Tuesday, March 15, 2022

EPM Automate - DOS Commands for Checking Available Disk Space

I recently answered this question on Oracle Cloud Customer Connect [you are signed up for CCC, yes?] and wanted to share the answer here.

A user is setting up EPM Automate to do snapshot downloads. There is a need to check the available disk space and then delete prior backups as necessary. The question was how do you check available disk space. Here are the steps.

The easiest way to find the available disk space is with the DIR command. The output can look something like this.


The output starts with the word Volume and can go for any number of lines based on the contents. The number to capture is 25,998,811,136, but without the separators and as a variable so that a comparison can be made. 

First, use the DIR command with a redirect to write the output above to a file. Use the /-C parameter to remove the separators.

DIR /-C > file.txt

The output of this will look like above but without the separators. Next, isolate the bytes free line vs all of the others with a FIND command. Search for bytes free. Redirect to another file.

FIND "bytes free" file.txt > line.txt

The output of this will look like the last line above. Next, use the FOR command to find the right part of the line. The parameters allow specifying a delimiter, but if nothing is specified then a space will be used as a delimiter. Note, if the below command is used in a batch file, use %%I as shown. If typing this in manually to a command window, use %I instead.

FOR /F "TOKENS=3" %%I IN (LINE.TXT) DO (SET FREESPACE=%%I)

So now we have a variable with a number in it. Is this useful? Maybe, maybe not. The next step would be to subtract a predetermined target amount from the available space to see if the available space is above or below the target. The SET command with the /A parameter will do this. But, it is limited to 32-bit numbers, meaning it doesn't work for numbers larger than 2,147,483,647.

So, a little more work needs to be done. Assuming the target is 10GB (10,000,000,000) we can reduce everything to GB instead of working with the full number. Use the SET command to pull out just the wanted part of the number (GBs only) into a new variable.

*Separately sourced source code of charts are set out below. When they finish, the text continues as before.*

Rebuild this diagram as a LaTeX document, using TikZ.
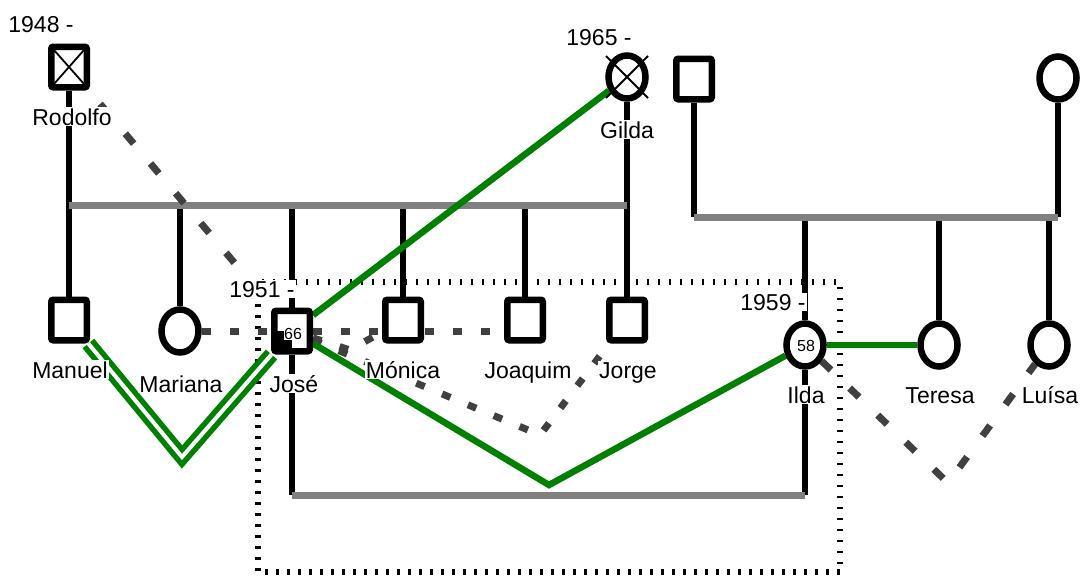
\documentclass[tikz,border=0pt]{standalone}
\usepackage{fontspec}
\setmainfont{Liberation Sans}
\usepackage{xcolor}
\definecolor{bond}{HTML}{008000}
\definecolor{distgray}{HTML}{404040}
\definecolor{linegray}{HTML}{808080}
\usepackage{tikz}
\usetikzlibrary{shapes.geometric,backgrounds}

\begin{document}
\begin{tikzpicture}[
    x=1pt, y=-1pt,
    male/.style={draw, line width=6.5pt, fill=white, rounded corners=2pt, minimum width=35.5pt, minimum height=40.5pt},
    female/.style={draw, ellipse, line width=6.5pt, fill=white, minimum width=37pt, minimum height=43pt},
    nametag/.style={fill=white, inner sep=1pt, anchor=base, font=\fontsize{23}{27}\selectfont},
    agetag/.style={fill=white, inner sep=0.5pt, font=\fontsize{16}{18}\selectfont},
    deceased/.style={line width=1.8pt},
    kin/.style={line width=6pt},
    couple/.style={line width=7pt, linegray},
    closeline/.style={line width=6.5pt, bond},
    closerline/.style={draw=bond, double=white, line width=5.5pt, double distance=4pt},
    distant/.style={line width=7pt, distgray, dash pattern=on 9pt off 19pt},
    steepdistant/.style={distant, dash pattern=on 13pt off 26pt},
    household/.style={line width=6pt, dash pattern=on 2.5pt off 8.5pt}
]
  \useasboundingbox (0,0) rectangle (1084,576);

  % Grandparents
  \node[male] (rodolfo) at (69,67) {};
  \node[female] (gilda) at (627,77) {};
  \node[male] (ifather) at (694,79) {};
  \node[female] (imother) at (1058,78) {};

  % Children
  \node[male] (manuel) at (69,320) {};
  \node[female] (mariana) at (180,331) {};
  \node[male] (jose) at (292,331) {};
  \node[male] (monica) at (403,320) {};
  \node[male] (joaquim) at (525,320) {};
  \node[male] (jorge) at (627,320) {};
  \node[female] (ilda) at (805,345) {};
  \node[female] (teresa) at (939,345) {};
  \node[female] (luisa) at (1049,345) {};

  % Deceased
  \draw[deceased] ([shift={(-15,-17)}]rodolfo.center) -- ([shift={(15,17)}]rodolfo.center);
  \draw[deceased] ([shift={(15,-17)}]rodolfo.center) -- ([shift={(-15,17)}]rodolfo.center);
  \draw[deceased] ([shift={(-21,-21)}]gilda.center) -- ([shift={(21,21)}]gilda.center);
  \draw[deceased] ([shift={(21,-21)}]gilda.center) -- ([shift={(-21,21)}]gilda.center);

  % Index person and ages
  \fill (jose.center) rectangle ([shift={(-15,18)}]jose.center);
  \node[agetag] (joseAge) at (293,334) {66};
  \node[agetag] (ildaAge) at (806,346) {58};

  % Names and years
  \node[nametag] (lRodolfo) at (72,125) {Rodolfo};
  \node[nametag] (lGilda) at (627,138) {Gilda};
  \node[nametag] (lManuel) at (70,378) {Manuel};
  \node[nametag] (lMariana) at (181,392) {Mariana};
  \node[nametag] (lJose) at (294,392) {José};
  \node[nametag] (lMonica) at (403,378) {Mónica};
  \node[nametag] (lJoaquim) at (528,378) {Joaquim};
  \node[nametag] (lJorge) at (628,378) {Jorge};
  \node[nametag] (lIlda) at (806,403) {Ilda};
  \node[nametag] (lTeresa) at (940,403) {Teresa};
  \node[nametag] (lLuisa) at (1050,403) {Luísa};
  \node[nametag] (yRodolfo) at (41,32) {1948 -};
  \node[nametag] (yGilda) at (599,45) {1965 -};
  \node[nametag] (yJose) at (262,297) {1951 -};
  \node[nametag] (yIlda) at (773,310) {1959 -};

  \begin{scope}[on background layer]
    % Household
    \draw[household] (258,282) rectangle (840,572);

    % Family lines
    \coordinate (rg) at (0,205);
    \coordinate (pm) at (0,217);
    \coordinate (ji) at (0,495);
    \foreach \p in {rodolfo,gilda,manuel,mariana,jose,monica,joaquim,jorge}
      \draw[kin] (\p) -- (\p |- rg);
    \foreach \p in {ifather,imother,ilda,teresa,luisa}
      \draw[kin] (\p) -- (\p |- pm);
    \foreach \p in {jose,ilda}
      \draw[kin] (\p) -- (\p |- ji);
    \draw[couple] (rodolfo |- rg) -- (gilda |- rg);
    \draw[couple] (ifather |- pm) -- (imother |- pm);
    \draw[couple] (jose |- ji) -- (ilda |- ji);

    % Distant relations
    \coordinate (jmDip) at (350,350);
    \coordinate (jjDip) at (540,435);
    \coordinate (ilDip) at (948,483);
    \draw[steepdistant, dash phase=21.5pt] (rodolfo) -- (jose);
    \draw[distant] (mariana) -- (jose);
    \draw[distant] (jose) -- (jose -| joaquim);
    \draw[distant] (jose) -- (jmDip) -- (monica);
    \draw[distant] (jose) -- (jjDip) -- (jorge);
    \draw[steepdistant] (ilda) -- (ilDip) -- (luisa);

    % Close relations
    \coordinate (mjDip) at (182,457);
    \coordinate (jiDip) at (549,485);
    \draw[closerline] (manuel) -- (mjDip) -- (jose);
    \draw[closeline] (gilda) -- (jose);
    \draw[closeline] (jose) -- (jiDip) -- (ilda);
    \draw[closeline] (ilda) -- (teresa);
  \end{scope}
\end{tikzpicture}
\end{document}
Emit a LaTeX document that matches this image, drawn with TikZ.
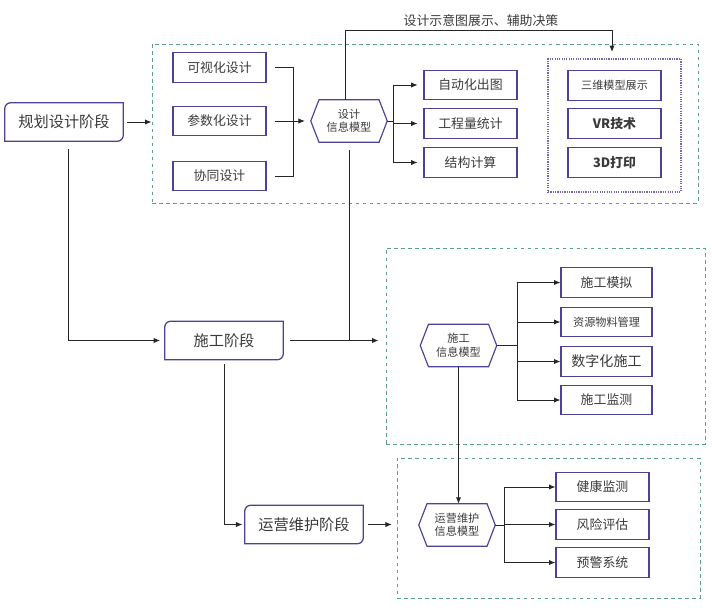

SET FREESPACEGB=%FREESPACE:~0,-9%

Now all that is left is a variable with just the GB value: in this case, 25. Then it would be an easy comparison to compare to our 10GB target. In the case that available disk space is under 1GB, then the above truncation may cause an issue. Doing the comparison in MB instead would get around that. Change the -9 above to -6 and then compare the output to 10000 instead of 10.